What makes the scenario even more pathetic is that more than half of divestment proceeds have come from ‘buyback’ of shares by select PSUs viz. Coal India Limited [CIL], National Mineral Development Corporation [NMDC]. Buyback of shares by the company is not divestment which would happen only when the government sells shares to the public leading to reduction in its ownership. Instead, it has done some jugglery to garner resources for itself even while retaining majority control in the PSU.
Last year, Jaitely had asked NITI Aayog to come up with options for divestment of government’s equity in PSUs. The Aayog submitted two reports viz., (i) one dealing with loss making PSUs; (ii) for undertakings where strategic sale can be made. Under (i), it mooted sale of assets especially land and buildings. For category (ii), it opined that the government can enhance value by bringing in a strategic partner [this may also include some loss making PSUs].
Under this concept, the intent is to transfer a sizeable portion of ownership and management control to an investor [call him ‘strategic’ investor] by selling commensurate shares. Apart from much needed capital, he/she can bring in technology, management skills, intellectual property and other resources that can help transform the way a PSU is run, make it grow faster and enhance its competitiveness in an increasingly challenging world.
In a trans-formative sense, the government could also relinquish majority ownership and control by reducing its holding to below 50% or privatization in plain words. Clearly, the think tank did not rule out this possibility. But, it would appear that the finance minister has given a slip shod to the very idea of strategic divestment. There could be two plausible explanations for this.
First, having initiated reforms with emphasis on ‘minimum government and maximum governance’ and the philosophy being extended to its agencies including PSUs [that includes granting full autonomy to their managements] as well, Team Modi feels confident that they can maintain their competitiveness even with majority ownership and control remaining with government.
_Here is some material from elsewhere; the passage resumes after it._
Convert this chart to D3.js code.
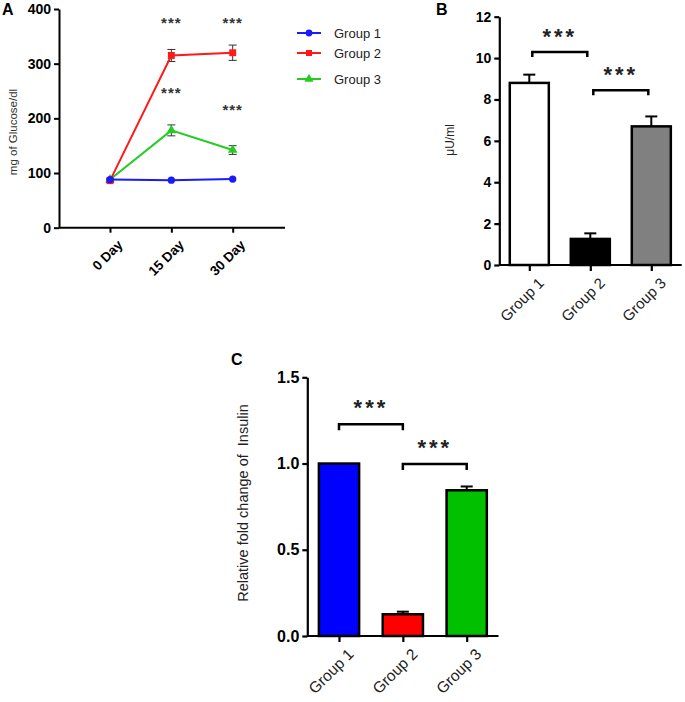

Hence, there is no need for even inducting a strategic partner to run the show, forget outright privatization.
This is also corroborated by a decision of the union cabinet last year. It approved revival of sick plants of Fertilizer Corporation of India Limited [FCIL] at Sindri [Jharkhand] and Gorakhpur [Uttar Pradesh] besides Barauni [Bihar] unit of Hindustan Fertilizer Corporation Limited [HFCL], despite these being good candidates for strategic sale according to Niti Aayog prescription. These plants have been sick for more than 2 decades even as attempts to revive them under government jurisdiction in the past failed. Yet, powers that be are in no mood to relent.
The second reason could be the obsession of Modi – dispensation too [very much like UPA – regime] with using PSUs to garner resources for plugging its budget deficit. This is also reinforced by its taking recourse to other means [besides buyback] such as special dividend. Its dividend policy is guided by a terse order that requires a PSU to give dividend @ 30% of profits or 5% of net-worth whichever is higher. Clearly, the government is out there to extract resources from PSUs irrespective of their financial health.
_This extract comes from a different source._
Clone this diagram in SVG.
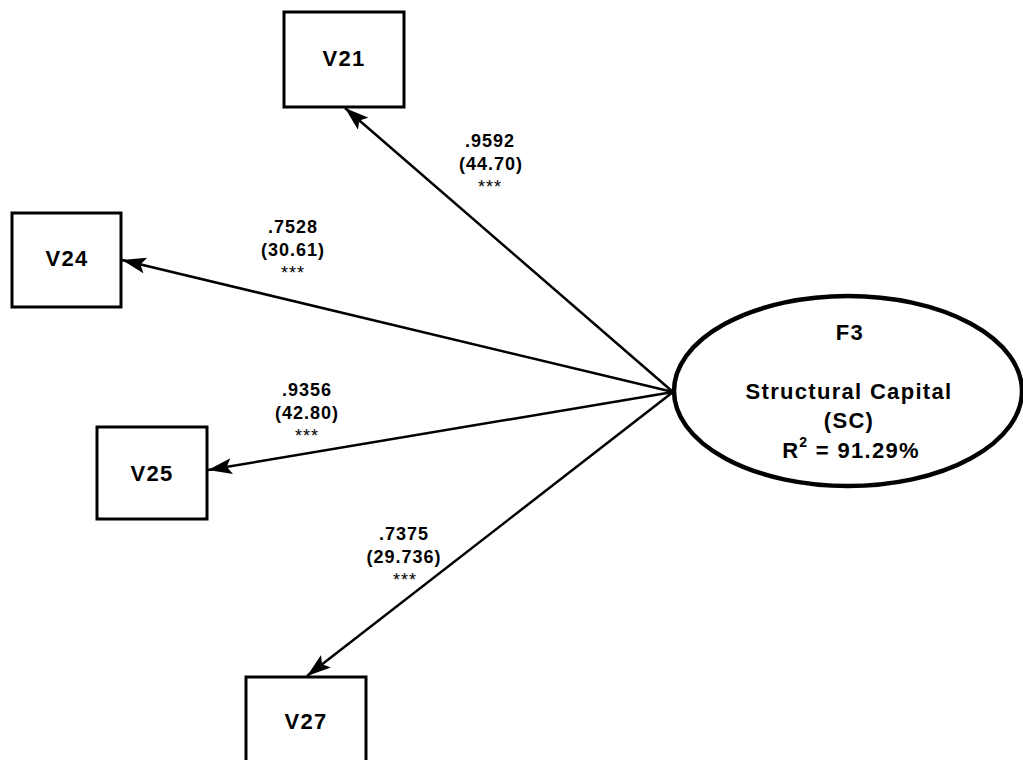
<svg xmlns="http://www.w3.org/2000/svg" width="1023" height="760" viewBox="0 0 1023 760">
<style>
.box{fill:#fff;stroke:#000;stroke-width:3}
.ell{fill:#fff;stroke:#000;stroke-width:4.5}
.t{font-family:"Liberation Sans",Arial,sans-serif;font-weight:bold;font-size:22px;letter-spacing:1.3px;text-anchor:middle;fill:#000}
.l{font-family:"Liberation Sans",Arial,sans-serif;font-weight:bold;font-size:18px;letter-spacing:1px;text-anchor:middle;fill:#000}
.a{font-family:"Liberation Sans",Arial,sans-serif;font-size:18px;letter-spacing:1px;text-anchor:middle;fill:#000}
.c{stroke:#000;stroke-width:2.5;fill:none;marker-end:url(#arr)}
</style>
<defs>
<marker id="arr" markerUnits="userSpaceOnUse" markerWidth="26" markerHeight="16" refX="24" refY="8" orient="auto">
<path d="M0,0 L24,8 L0,16 L5,8 Z" fill="#000"/>
</marker>
</defs>
<rect width="1023" height="760" fill="#fff"/>
<g id="connectors">
<line class="c" x1="673" y1="392" x2="345" y2="108"/>
<line class="c" x1="673" y1="392" x2="122" y2="260"/>
<line class="c" x1="673" y1="392" x2="208" y2="470"/>
<line class="c" x1="673" y1="392" x2="307" y2="676"/>
</g>
<g id="labels">
<text class="l" x="490" y="147">.9592</text>
<text class="l" x="491" y="170">(44.70)</text>
<text class="a" x="490" y="193">***</text>
<text class="l" x="293" y="233">.7528</text>
<text class="l" x="293" y="256">(30.61)</text>
<text class="a" x="293" y="279">***</text>
<text class="l" x="307" y="396">.9356</text>
<text class="l" x="307" y="419">(42.80)</text>
<text class="a" x="307" y="442">***</text>
<text class="l" x="404" y="540">.7375</text>
<text class="l" x="404" y="563">(29.736)</text>
<text class="a" x="405" y="586">***</text>
</g>
<g id="V21">
<rect class="box" x="284" y="12" width="120" height="95"/>
<text class="t" x="344" y="66">V21</text>
</g>
<g id="V24">
<rect class="box" x="12" y="213" width="109" height="94"/>
<text class="t" x="67" y="266">V24</text>
</g>
<g id="V25">
<rect class="box" x="97" y="427" width="110" height="92"/>
<text class="t" x="152" y="481">V25</text>
</g>
<g id="V27">
<rect class="box" x="246" y="677" width="120" height="95"/>
<text class="t" x="306" y="729">V27</text>
</g>
<g id="F3">
<ellipse class="ell" cx="848" cy="391" rx="174" ry="95"/>
<text class="t" x="850" y="340">F3</text>
<text class="t" x="849" y="399">Structural Capital</text>
<text class="t" x="849" y="428">(SC)</text>
<text class="t" x="851" y="458">R<tspan dy="-11" font-size="14">2</tspan><tspan dy="11"> = 91.29%</tspan></text>
</g>
</svg>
Unwillingness to go for strategic sale would be a tactical blunder. True, good governance and government’s commitment not to interfere in working of management will help improve performance of PSUs. But, problem of resources and access to technology would still remain. This void can only be filled by inducting a strategic partner. The government should seize the current feel good factor [courtesy, its pro-reform image] and promptly act on strategic divestment to unlock value and help them face challenges of contemporary times.